To understand this, we need to define a broader term ‘Vehicle Energy Efficiency’. Fuel Efficiency is generally described as a ratio of distance traveled per unit of fuel consumed (source: Wikipedia). Since fuel is a form of energy anyway, this term applies to fuel efficiency as well, albeit in a broader sense. When we consider the vehicle’s energy efficiency as a whole, other factors such as carbon dioxide emissions, output energy over a drive cycle, amongst others, come into play. Let’s face it, owning a car is a luxury and a privilege, irrespective of the number of arguments we stack up to defend such a statement. “I need the car to pick up and drop off the kids every day”, “Without the car, my wife and I would find it increasingly difficult to manage both our busy schedules”, some would say. Increasingly demanding, yes! But not impossible. Because here’s the thing with cars: THEY LEAVE SOME SERIOUS CARBON FOOTPRINT BEHIND!

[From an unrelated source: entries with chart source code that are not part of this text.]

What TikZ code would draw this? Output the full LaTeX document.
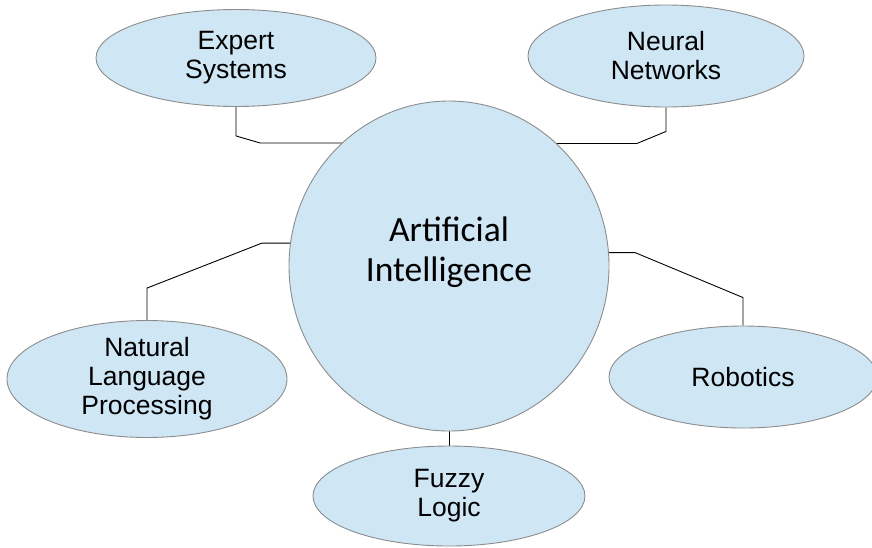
\documentclass[tikz,border=0pt]{standalone}
\usepackage{fontspec}
\setmainfont{Liberation Sans}
\newfontfamily\centrefont{Carlito}
\usepackage{tikz}
\usetikzlibrary{shapes.geometric,positioning,backgrounds}
\definecolor{bubble}{RGB}{207,230,244}
\definecolor{rim}{RGB}{140,140,140}

\begin{document}
\begin{tikzpicture}[x=1pt, y=1pt,
                    topic/.style={ellipse, draw=rim, fill=bubble, line width=0.9pt, inner sep=0pt,
                                  align=center, font=\fontsize{26.5}{29}\selectfont},
                    core/.style={topic, minimum width=320pt, minimum height=330pt},
                    coretext/.style={align=center, yshift=14pt,
                                     font=\centrefont\fontsize{35.5}{40}\selectfont},
                    link/.style={black, line width=0.9pt},
                   ]

\useasboundingbox (0,0) rectangle (872,-547);

\node[core, label={[coretext]center:Artificial\\Intelligence}] (ai) at (449,-266) {};

\node[topic, minimum width=280pt, minimum height=97pt]  (es)  at (236,-58)  {Expert\\Systems};
\node[topic, minimum width=276pt, minimum height=102pt] (nn)  at (666,-56)  {Neural\\Networks};
\node[topic, minimum width=280pt, minimum height=98pt]  (nlp) at (147,-379) {Natural\\Language\\Processing};
\node[topic, minimum width=268pt, minimum height=102pt] (rob) at (743,-377) {Robotics};
\node[topic, minimum width=272pt, minimum height=100pt] (fl)  at (449,-496) {Fuzzy\\Logic};

% links run under the big circle
\begin{scope}[on background layer]
\draw[link] (es.south) -- ++(0,-29) -- ++(24,-7) -- ++(120,0);
\draw[link] (nn.south) -- ++(0,-24) -- ++(-29,-12) -- ++(-120,0);
\draw[link] (nlp.north) -- ++(0,32) -- ++(115,45) -- ++(60,0);
\draw[link] (rob.north) -- ++(0,28) -- ++(-108,45) -- ++(-60,0);
\draw[link] (ai.south) -- (fl.north);
\end{scope}

\end{tikzpicture}
\end{document}
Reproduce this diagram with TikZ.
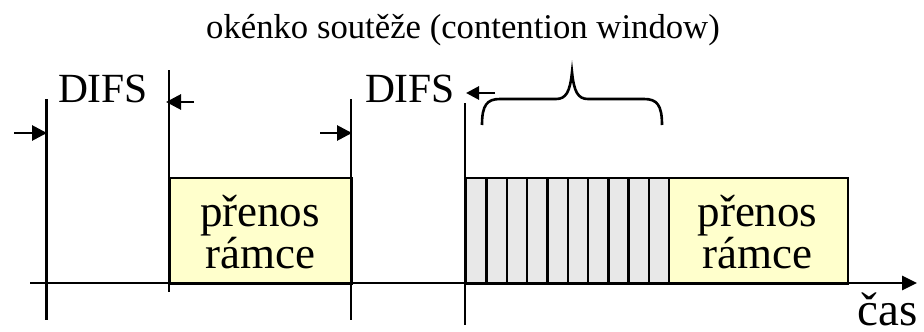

According to the European Union official website, passenger cars account for around 12% of the total EU emission of carbon dioxide. There is thus, a dire need for more stringent regulations for the emissions of passenger cars. This primarily motivates the auto industry to focus more on “energy efficiency” to meet the target requirements of each new year. Having worked on an assignment at Volvo Cars within the Vehicle Energy Efficiency team helped me gain a deeper understanding of how the reduction of emissions and setting stricter targets every year is crucial in the long run to contribute positively toward a cleaner environment.

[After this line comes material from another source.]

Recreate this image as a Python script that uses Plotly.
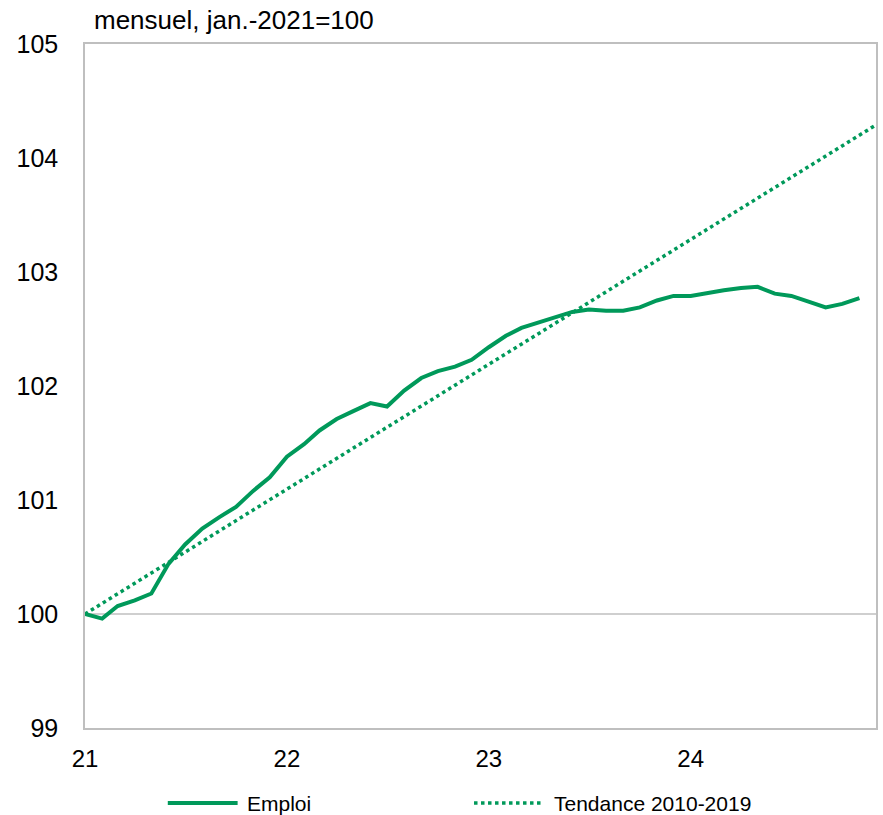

A typical workday would go on like this: ensure that the correct vehicle models were received to be simulated and to verify if the road load coefficients matched the models received. Once all the vehicle models with all the necessary parameters were obtained, then came the main and the most crucial step: running the simulations to obtain results for Fuel Consumption, CO2 emissions, and other relevant parameters which give us an idea of how much emissions each vehicle model belonging to a fleet or market was releasing. Sometimes, a part of the job description also included something called “Correlation Analysis”. The main goal of such an analysis was to “correlate” the results from the virtual tests we’d performed (via simulations) to the results of the physical tests carried out in the testing lab. This was primarily done using Sympathy For Data, Combine’s internal tool for data processing, and data visualization.
Anyway, the results of the simulations run, as well as the correlation analysis, were then presented to the Attributes Realization Engineers, who would then draw a comparison of the models to see which did and which did not meet the emission certification standards required. Keeping the fierce spirit of competition in mind, it was thus a no-brainer that the emission numbers of other auto manufacturers were compared. What possible tuning of parameters could lead to better numbers was discussed.

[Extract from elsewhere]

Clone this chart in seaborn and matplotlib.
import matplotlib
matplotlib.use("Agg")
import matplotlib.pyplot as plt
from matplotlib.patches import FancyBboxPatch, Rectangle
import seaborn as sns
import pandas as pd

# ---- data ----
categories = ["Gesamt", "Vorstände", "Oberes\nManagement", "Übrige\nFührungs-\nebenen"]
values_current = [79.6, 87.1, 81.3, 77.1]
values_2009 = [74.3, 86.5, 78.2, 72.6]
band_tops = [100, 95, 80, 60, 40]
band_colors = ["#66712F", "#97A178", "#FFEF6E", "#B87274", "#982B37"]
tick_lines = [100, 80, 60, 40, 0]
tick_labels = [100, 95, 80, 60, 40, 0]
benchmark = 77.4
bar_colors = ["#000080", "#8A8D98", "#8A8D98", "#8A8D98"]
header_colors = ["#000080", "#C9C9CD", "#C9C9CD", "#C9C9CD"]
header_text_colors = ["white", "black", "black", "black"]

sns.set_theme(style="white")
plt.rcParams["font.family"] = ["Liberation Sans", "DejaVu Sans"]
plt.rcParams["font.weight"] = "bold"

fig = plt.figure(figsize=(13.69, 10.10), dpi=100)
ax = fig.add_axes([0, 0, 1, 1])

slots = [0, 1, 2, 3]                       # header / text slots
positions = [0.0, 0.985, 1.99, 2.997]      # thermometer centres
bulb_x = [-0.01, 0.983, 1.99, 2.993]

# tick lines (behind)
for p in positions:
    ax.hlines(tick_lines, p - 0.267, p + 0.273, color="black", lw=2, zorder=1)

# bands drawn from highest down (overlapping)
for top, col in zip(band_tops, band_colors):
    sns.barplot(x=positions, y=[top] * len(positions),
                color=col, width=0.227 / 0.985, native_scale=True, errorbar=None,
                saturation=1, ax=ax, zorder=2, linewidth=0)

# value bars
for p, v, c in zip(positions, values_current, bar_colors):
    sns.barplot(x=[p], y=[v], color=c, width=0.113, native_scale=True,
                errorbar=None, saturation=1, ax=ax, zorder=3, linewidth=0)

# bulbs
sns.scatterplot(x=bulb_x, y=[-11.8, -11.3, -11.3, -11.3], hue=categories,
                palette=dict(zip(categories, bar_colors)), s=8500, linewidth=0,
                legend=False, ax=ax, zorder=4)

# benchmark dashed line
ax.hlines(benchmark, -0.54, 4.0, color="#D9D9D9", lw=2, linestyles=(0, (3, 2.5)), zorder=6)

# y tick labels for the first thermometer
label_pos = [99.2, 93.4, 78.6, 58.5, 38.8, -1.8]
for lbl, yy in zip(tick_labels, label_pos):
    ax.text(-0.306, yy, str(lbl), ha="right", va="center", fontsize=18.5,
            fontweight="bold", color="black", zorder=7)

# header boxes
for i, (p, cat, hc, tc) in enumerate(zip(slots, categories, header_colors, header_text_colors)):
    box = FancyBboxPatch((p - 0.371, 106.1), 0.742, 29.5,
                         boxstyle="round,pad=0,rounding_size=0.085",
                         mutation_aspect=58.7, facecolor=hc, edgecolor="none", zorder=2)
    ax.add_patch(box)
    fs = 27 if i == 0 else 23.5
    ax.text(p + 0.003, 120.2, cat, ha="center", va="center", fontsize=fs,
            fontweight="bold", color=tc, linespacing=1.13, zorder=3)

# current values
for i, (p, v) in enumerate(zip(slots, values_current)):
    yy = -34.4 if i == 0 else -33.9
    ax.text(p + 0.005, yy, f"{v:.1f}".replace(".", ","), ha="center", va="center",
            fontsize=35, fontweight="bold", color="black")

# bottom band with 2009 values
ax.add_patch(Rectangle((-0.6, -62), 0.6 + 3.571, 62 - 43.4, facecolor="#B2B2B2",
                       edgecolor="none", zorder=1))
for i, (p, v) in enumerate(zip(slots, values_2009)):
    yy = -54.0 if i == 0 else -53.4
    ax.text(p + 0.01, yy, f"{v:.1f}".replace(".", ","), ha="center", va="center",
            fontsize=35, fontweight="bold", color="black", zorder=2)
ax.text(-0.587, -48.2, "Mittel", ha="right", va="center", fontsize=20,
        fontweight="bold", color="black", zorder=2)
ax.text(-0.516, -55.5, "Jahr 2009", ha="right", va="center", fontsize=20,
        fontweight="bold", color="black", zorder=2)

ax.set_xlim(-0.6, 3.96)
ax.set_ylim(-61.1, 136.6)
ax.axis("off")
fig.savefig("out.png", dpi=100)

The goal of reducing emissions is of such a high priority to these automakers that there is even a comparison of emission numbers for vehicles of the same model but having a small difference in components for eg., in my case, it was generally a comparison between a vehicle having a 7-speed gearbox and a similar vehicle having an 8-speed one. While this change might seem insignificant and small, a different gearbox introduces a change in the vehicle mass, the gear ratios become entirely different, and of course, the gear shifting RPM changes as well, all thus directly or indirectly contributing to minute change in fuel economy per drive cycle or road trip.
Thus, the underlying goal remained the same: if there was any way, any way at all the emissions of the vehicles could be possibly reduced, go for it! Of course, the actual numbers I cannot mention here as such information is generally considered “hush-hush”. But I’m assuming you get it: Cars are something which people will only keep buying and buying either for their convenience or even indulgence. And because vehicles, in general, have become so embedded into the web that we like to call life, to think that we will, on a fine Saturday morning, reduce or possibly even stop the usage of passenger cars altogether is a farce. Even the new Electric Vehicles (EVs) currently available in the market have almost twice the carbon footprint during the manufacturing phase compared to conventional ICE vehicles even though their subsequent emissions during usage are practically negligible. And for the entire world to embrace EVs would still take a significant amount of time, especially the developing and the under-developed countries. This, in turn, means the pressure is back on the manufacturers of conventional ICE (and hybrid) vehicles to amp up their technologies to produce less damaging cars to the environment.
I guess what I’m trying to say is this: In a corporate world, where the general impression of people working in the auto industry, put forth by pressure groups, is that of a person who’s “sold their soul”, it is heartening to know that engineers like us, directly or indirectly, are making whatever minuscule efforts we can, in our capacity, to bring about a positive impact as far as the environment and the struggle of achieving climate-change goals is concerned.